HG22, as you are aware I was monitoring soil temperatures using DS18B20s and an Arduino. It worked really well as long as my power source held up. I had a blue-tooth connection to an old phone so I could check the temperatures on the fly rather than having to remove the SD card and transfer the data onto the PC. The blue-tooth was a big battery drain especially if they disconnected for some reason as it constantly tried to reconnect.
I am now playing with a 'solar heating system' in my small greenhouse but have been too busy rebuilding my fruit cage and other real gardening chores, to give it the time. Hopefully get back onto it when spring planting subsides.
Basically it is a black painted radiator feeding a dark green oil drum. The water is pumped during daylight hours for 1 minute every 15 minutes. My problem at the moment is the startup current for the pump motor keeps burning out relays.
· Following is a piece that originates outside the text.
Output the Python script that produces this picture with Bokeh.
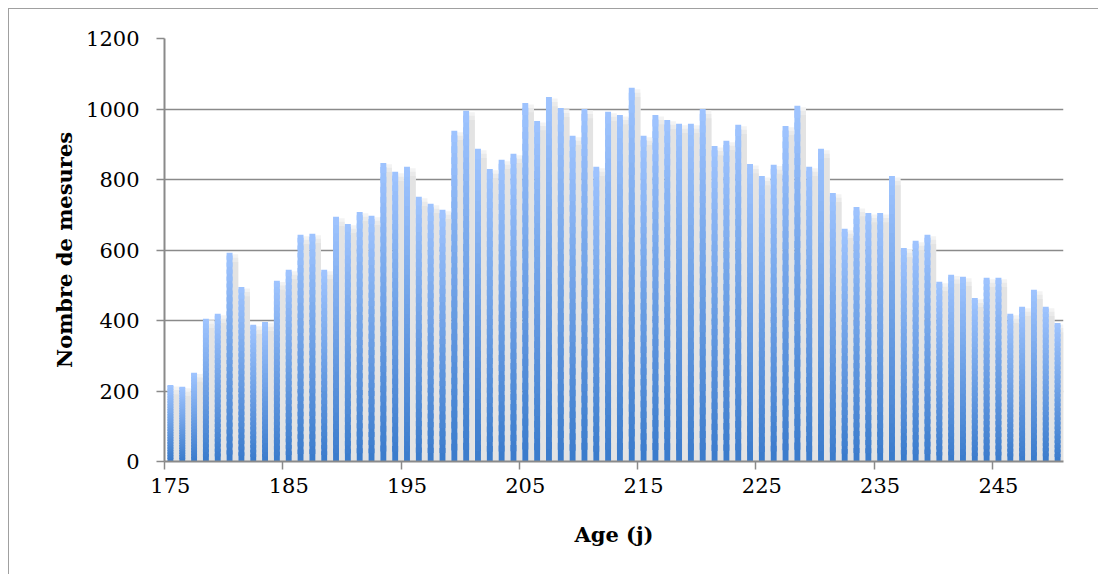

The plan is eventually to have one radiator painted black feeding the oil drum, the pump will only run when the radiator temperature reaches a certain threshold above the oil drum temperature, thus saving battery power by only pumping when there is heat to be gained. A second radiator will be my propagator bench with a transparent "sun cloche" over it. At night when the temperature drops to a predetermined level another pump will run the water through the bench radiator to heat the cloche. I could also set it to pump the water to cool the bench radiator during the daytime if the temperature starts to rise too high on a very sunny day.
I had thought of keeping the drum on the sunny side of the greenhouse to add to the solar heating effect but am now thinking that using a plastic drum buried in the ground will insulate the drum well, may provide a little geo-thermal heating effect and also free up the floor space in the greenhouse.